On Tue, Feb 10, 2026 at 11:43 AM Michal Koutný <mkoutny@xxxxxxxx> wrote:
>
> Hello Mateusz.
>

ouch, terribly sorry for "hurry up and wait". real life suddenly got
in the way and I have not looked into this since

> On Thu, Jan 29, 2026 at 02:22:32PM +0100, Michal Koutný <mkoutny@xxxxxxxx> wrote:
> > And I'm wondering whether removal only in cgroup_css_set_fork() improves
> > parallelism because the tasks (before patching) are queued on the first
> > css_set_lock, serialized through the first critical section and when
> > they arrive to the second critical section in cgroup_post_fork() their
> > arrival rate is already reduced because they had to pass through the
> > first critical section. Hence the 2nd pass through the critical section
> > should be less contended (w/out waiting).
>

it improves parallelism because total hold time goes down.

first, there is a little less work to do with the lock in the first
place even absent any contention

second, there is less total overhead in terms of bouncing the lock and
the cachelines used by the code protected by it. note any contention
means the bouncing already happens

you can see the second effect in my patch which does not reduce the
amount of work per se, but merely avoids a case where someone is
halfway through alloc_pid and has to wait

Ignoring some single-threaded overhead from the atomics in rwlock I
very much expect scalability to be about the same as with the seqlock,
but only because of the bottlenecks elsewhere.

While I don't understand why would you go for rwlock here, I'm not
going to protest -- it still moves the css lock out of the picture.

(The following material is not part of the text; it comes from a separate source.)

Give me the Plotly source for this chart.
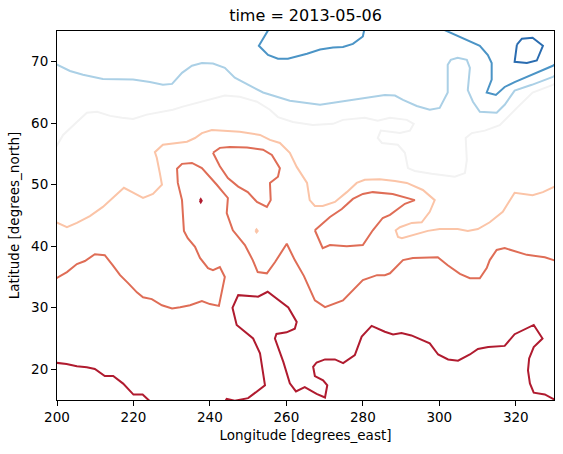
import plotly.graph_objects as go

# Contour levels (air temperature, K) and each traced contour path (lon, lat)
LEVELS = [240, 250, 260, 270, 280, 290, 300]

# level 240 (dark blue) closed loop
l240_a_lon = [320.3, 321.6, 324.4, 327.1, 325.5, 322.9, 319.7, 320.3]
l240_a_lat = [72.8, 73.75, 73.9, 72.6, 70.2, 69.8, 70.0, 72.8]

# level 250 (medium blue)
l250_a_lon = [255.4, 252.8, 255.2, 257.8, 260.4, 265.4, 268.8, 272.2, 274.8, 277.4, 280.0, 280.4]
l250_a_lat = [75.3, 72.6, 71.1, 70.5, 70.5, 71.3, 72.0, 72.3, 72.4, 72.9, 74.1, 75.3]
l250_b_lon = [301.2, 305.9, 310.6, 312.7, 313.7, 313.7, 312.4, 314.8, 317.1, 319.7, 324.4, 329.7, 330.5]
l250_b_lat = [75.2, 73.9, 72.6, 71.1, 69.8, 67.1, 65.0, 64.6, 65.9, 66.7, 67.9, 69.35, 69.7]

# level 260 (light blue)
l260_a_lon = [199.8, 203.4, 206.8, 212.0, 219.9, 224.3, 227.7, 230.1, 232.7, 235.3, 237.9, 240.8,
              243.9, 246.5, 253.9, 260.9, 268.8, 274.0, 280.0, 285.75, 288.4, 290.5, 294.1, 297.5,
              300.1, 302.2, 302.2, 303.0, 304.8, 307.2, 308.0, 307.45, 308.8, 310.6, 315.0, 317.1,
              319.7, 324.2, 329.7, 330.5]
l260_a_lat = [69.6, 68.5, 67.9, 67.2, 67.1, 66.7, 66.25, 66.4, 68.2, 69.35, 69.8, 69.7,
              69.0, 67.4, 65.0, 63.65, 63.0, 63.5, 64.1, 64.6, 64.5, 63.8, 62.8, 62.2,
              62.5, 65.0, 69.5, 70.3, 70.65, 70.3, 69.0, 65.4, 63.5, 61.85, 61.7, 63.0,
              65.3, 66.25, 67.55, 67.8]

# level 270 (near white)
l270_a_lon = [199.8, 201.6, 205.2, 207.8, 210.5, 213.9, 217.0, 219.9, 223.5, 226.9, 230.3, 232.9,
              236.6, 240.8, 243.9, 247.8, 252.3, 255.7, 257.8, 261.7, 266.9, 272.2, 274.8, 280.5,
              283.9, 287.1, 291.5, 293.3, 292.3, 289.7, 284.7, 283.9, 285.0, 289.15, 291.0, 291.8,
              293.6, 298.0, 304.05, 306.7, 307.2, 306.9, 308.5, 311.9, 315.8, 320.3, 324.4, 329.7, 330.5]
l270_a_lat = [56.2, 58.1, 60.2, 61.7, 61.85, 61.2, 60.9, 60.7, 61.4, 61.85, 62.2, 62.7,
              63.3, 64.1, 64.5, 64.3, 63.5, 62.2, 61.0, 60.2, 59.7, 59.9, 60.55, 60.9,
              60.4, 60.9, 60.55, 59.9, 58.8, 58.4, 58.8, 57.6, 56.8, 56.5, 55.2, 52.7,
              52.25, 51.8, 51.3, 51.9, 54.0, 57.6, 58.4, 58.8, 59.7, 62.5, 65.0, 66.25, 66.5]

# level 280 (light peach)
l280_a_lon = [199.8, 202.6, 205.2, 208.6, 212.0, 215.2, 217.5, 219.9, 222.5, 225.1, 227.45, 226.9,
              226.1, 225.6, 227.7, 231.4, 234.0, 236.1, 237.9, 240.5, 243.9, 247.8, 253.1, 255.7,
              258.3, 260.9, 262.7, 265.4, 266.1, 267.45, 269.5, 272.7, 275.8, 278.4, 280.5, 284.4,
              288.4, 291.5, 295.7, 298.8, 297.5, 295.4, 292.8, 289.7, 288.6, 289.2, 290.2, 293.1,
              297.0, 300.1, 304.8, 307.45, 310.1, 313.2, 316.6, 319.7, 321.6, 324.4, 327.1, 329.7, 330.5]
l280_a_lat = [43.9, 43.1, 43.8, 44.9, 46.4, 48.3, 49.5, 48.7, 47.85, 48.5, 50.0, 51.9,
              54.4, 55.3, 56.5, 56.8, 57.0, 57.6, 58.4, 58.9, 58.8, 58.6, 58.1, 57.3,
              56.8, 55.2, 52.9, 50.3, 47.5, 46.55, 46.55, 47.2, 48.8, 50.3, 50.8, 50.9,
              50.6, 50.3, 49.15, 47.5, 45.6, 43.9, 43.8, 43.1, 42.6, 41.5, 41.3, 41.8,
              42.5, 42.8, 42.8, 42.5, 42.8, 43.9, 45.6, 48.7, 48.5, 48.3, 48.8, 49.6, 49.8]
l280_b_lon = [251.9, 252.2, 252.5, 252.2, 251.9]
l280_b_lat = [42.5, 42.75, 42.5, 42.25, 42.5]

# level 290 (salmon)
l290_a_lon = [199.8, 202.6, 205.2, 207.3, 209.9, 212.5, 214.6, 216.5, 218.6, 220.9, 222.5, 224.8,
              227.45, 230.1, 232.2, 234.8, 237.9, 240.0, 242.35, 243.4, 243.9, 242.6, 240.8, 239.5,
              237.4, 236.1, 234.2, 233.2, 232.9, 232.7, 231.6, 231.4, 232.7, 235.3, 237.9, 240.0,
              241.8, 243.4, 244.7, 244.4, 246.0, 249.15, 251.2, 252.5, 254.9, 257.0, 260.1, 262.2,
              264.6, 267.45, 270.1, 274.8, 280.0, 283.7, 285.75, 287.1, 290.5, 293.1, 299.6, 302.2,
              305.4, 308.0, 310.6, 312.4, 313.2, 315.0, 317.1, 322.9, 327.6, 329.9, 330.5]
l290_a_lat = [34.8, 35.8, 37.1, 37.6, 38.7, 38.55, 36.9, 35.3, 34.0, 32.5, 31.7, 31.4,
              30.4, 29.9, 30.1, 30.4, 31.1, 30.6, 30.3, 33.2, 35.0, 36.6, 36.1, 36.45,
              38.1, 39.9, 41.3, 42.5, 45.1, 47.5, 50.3, 52.6, 53.4, 53.55, 52.7, 51.3,
              50.0, 48.8, 47.85, 45.4, 42.6, 40.2, 37.75, 35.8, 35.6, 37.4, 40.4, 37.75,
              35.15, 31.2, 30.1, 31.2, 34.5, 35.3, 35.3, 35.6, 37.75, 38.1, 38.2, 36.9,
              35.5, 34.8, 34.8, 36.45, 37.75, 39.4, 39.7, 38.6, 38.2, 37.75, 37.6]
l290_b_lon = [240.8, 242.6, 245.2, 249.7, 253.9, 256.2, 258.3, 257.8, 255.7, 255.9, 254.9,
              252.3, 249.9, 247.4, 244.7, 242.6, 240.8]
l290_b_lat = [55.2, 56.0, 56.15, 56.05, 55.7, 54.85, 52.7, 51.3, 50.3, 47.5, 46.4,
              47.2, 48.8, 49.7, 51.1, 53.0, 55.2]
l290_c_lon = [267.45, 271.4, 274.5, 277.4, 280.0, 282.6, 287.8, 290.5, 293.6, 291.0, 288.9, 287.1,
              285.2, 282.6, 280.0, 275.8, 271.4, 269.5, 267.45]
l290_c_lat = [42.6, 44.75, 46.05, 47.7, 48.5, 48.8, 48.5, 48.0, 47.5, 46.9, 45.9, 45.1,
              44.6, 42.6, 40.2, 40.0, 40.2, 39.7, 42.6]

# level 300 (dark red)
l300_a_lon = [199.8, 202.5, 205.2, 207.8, 209.9, 212.5, 214.7, 217.3, 220.0, 222.4, 224.3]
l300_a_lat = [21.05, 20.86, 20.5, 20.33, 20.05, 18.9, 18.9, 17.67, 15.88, 15.88, 14.8]
l300_b_lon = [244.0, 244.4, 246.5, 250.0, 254.4, 253.1, 251.3, 247.0, 245.9, 247.4, 252.6, 255.1,
              260.5, 262.7, 262.2, 260.05, 257.4, 257.0, 259.2, 260.9, 262.5, 264.8, 267.9, 270.1,
              270.7, 269.6, 267.45, 267.0, 267.9, 270.1, 272.7, 274.85, 277.9, 279.7, 282.3, 285.75,
              287.9, 290.1, 292.7, 297.5, 299.7, 302.3, 304.9, 308.0, 310.1, 312.8, 317.1, 319.7,
              324.7, 327.0, 324.7, 323.5, 323.2, 323.7, 324.7, 327.6, 329.75, 330.8]
l300_b_lat = [14.8, 15.2, 14.9, 15.3, 17.4, 22.6, 25.0, 27.2, 30.0, 32.05, 31.8, 32.6,
              30.05, 27.7, 26.6, 26.0, 25.75, 25.0, 21.2, 17.7, 16.4, 17.1, 16.0, 15.4,
              17.4, 18.2, 18.9, 20.4, 21.1, 21.6, 21.6, 21.0, 22.3, 25.3, 27.05, 26.1,
              25.65, 25.9, 25.5, 24.2, 22.4, 21.6, 21.4, 22.4, 23.3, 23.6, 23.8, 25.7,
              27.2, 25.0, 23.6, 21.75, 19.8, 17.7, 16.2, 15.9, 15.2, 14.9]
l300_c_lon = [237.35, 237.6, 237.85, 237.6, 237.35]
l300_c_lat = [47.4, 47.65, 47.4, 47.15, 47.4]

CONTOURS = [
    (240, l240_a_lon, l240_a_lat),
    (250, l250_a_lon, l250_a_lat), (250, l250_b_lon, l250_b_lat),
    (260, l260_a_lon, l260_a_lat),
    (270, l270_a_lon, l270_a_lat),
    (280, l280_a_lon, l280_a_lat), (280, l280_b_lon, l280_b_lat),
    (290, l290_a_lon, l290_a_lat), (290, l290_b_lon, l290_b_lat), (290, l290_c_lon, l290_c_lat),
    (300, l300_a_lon, l300_a_lat), (300, l300_b_lon, l300_b_lat), (300, l300_c_lon, l300_c_lat),
]

X_TICKS = [200, 220, 240, 260, 280, 300, 320]
Y_TICKS = [20, 30, 40, 50, 60, 70]

# style
LEVEL_COLORS = {240: "#2a6cb0", 250: "#4b94c6", 260: "#abd0e6", 270: "#f2f2f2",
                280: "#fbc4a7", 290: "#df6d56", 300: "#b01b2f"}

fig = go.Figure()
for lev, lon, lat in CONTOURS:
    fig.add_trace(go.Scatter(x=lon, y=lat, mode="lines",
                             line=dict(color=LEVEL_COLORS[lev], width=2),
                             showlegend=False, hoverinfo="skip"))

font_family = "DejaVu Sans"
axis_common = dict(showline=True, linecolor="black", linewidth=1, mirror=True,
                   ticks="outside", ticklen=5, tickwidth=1, tickcolor="black",
                   showgrid=False, zeroline=False,
                   tickfont=dict(family=font_family, size=13.5, color="black"))

fig.update_layout(
    width=563, height=454,
    margin=dict(l=57, r=9, t=31, b=54),
    paper_bgcolor="white", plot_bgcolor="white",
    title=dict(text="time = 2013-05-06", x=(57 + 554) / 2 / 563, xanchor="center",
               y=1 - 15 / 454, yanchor="middle", yref="container",
               font=dict(family=font_family, size=16, color="black")),
    xaxis=dict(range=[200, 330], tickvals=X_TICKS, ticktext=[str(v) for v in X_TICKS],
               title=dict(text="Longitude [degrees_east]", standoff=6,
                          font=dict(family=font_family, size=13.5, color="black")),
               **axis_common),
    yaxis=dict(range=[15, 75], tickvals=Y_TICKS, ticktext=[str(v) for v in Y_TICKS],
               title=dict(text="Latitude [degrees_north]", standoff=8,
                          font=dict(family=font_family, size=13.5, color="black")),
               **axis_common),
)

fig.write_html("out.html")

> I was still curious about this, so I tried own measurement.
> I ran your clone'ing will-it-scale testcase [1].
> Basically it was
> clone_processes -s 1000 -t 40
> on a 40 CPUs/80 SMTs machine.
> I watched for the `total:` iteration counts reported by wis
> periodically.
>
> 6.18.8-0-default (baseline := stable + pidmap patches [2][3])
> 2.9383e+05 ± 1135.5
>
> 6.18.8-1.g886f4c4-default (baseline + rwlock impl (previous message))
> 2.9363e+05 ± 1219.8
>
> 6.18.8-1.gb21e8f8-default (baseline + seqcount impl (your patch))
> 2.9147e+05 ± 1125.6
>
> So I could not reproduce any non-random change with this css_set_lock
> split (I consider even the apparent difference between implementations
> rather random).

This is going to depend on the scale you test on. I was testing on
south of 32. But I also got a miniscule win from removing css set lock
as the problem for me, instead everything shifted to tasklist.

Per my other e-mail tasklist lock retains the terrible 3-times locking
and it is doing rather expensive work while holding it. It is
plausible it happens to be at the top at that scale, but that's only
an argument for fixing it. Even if you don't see the css thing at the
top at the moment, it will be there once someone(tm) sorts out the
tasklist problem.

>
> At this point, I should look into profiles whether the bottleneck is
> really css_set_lock in cgroup_post_fork() but I'm sharing what I have,
> glad for your possible insights.
>
> Regards,
> Michal
>
> [1] Only clone_process variant, clone_threads randomly hung.
> will-it-scale/glibc (2.42-3.1) likely doesn't work well with the
> cancellation/(no) join (but I got hangs even with pthread cleanup
> handlers that joined the child thread)
>
> #0 futex_wait (futex_word=0x7ffff7ffd840 <_rtld_local+2112>, expected=2, private=0) at ../sysdeps/nptl/futex-internal.h:146
> #1 __GI___lll_lock_wait_private (futex=0x7ffff7ffd840 <_rtld_local+2112>) at lowlevellock.c:34
> #2 0x00007ffff7c98d69 in __GI___nptl_deallocate_stack (pd=0x7ffff7ab16c0) at nptl-stack.c:113
> ...
> #5 0x00000000004029ca in kill_tasks () at main.c:151
>
> [2] https://lore.kernel.org/linux-mm/20251206131955.780557-1-mjguzik@xxxxxxxxx/
> [3] Those patched improved the metric about some 10% (but I haven't
> measured this difference so thoroughly).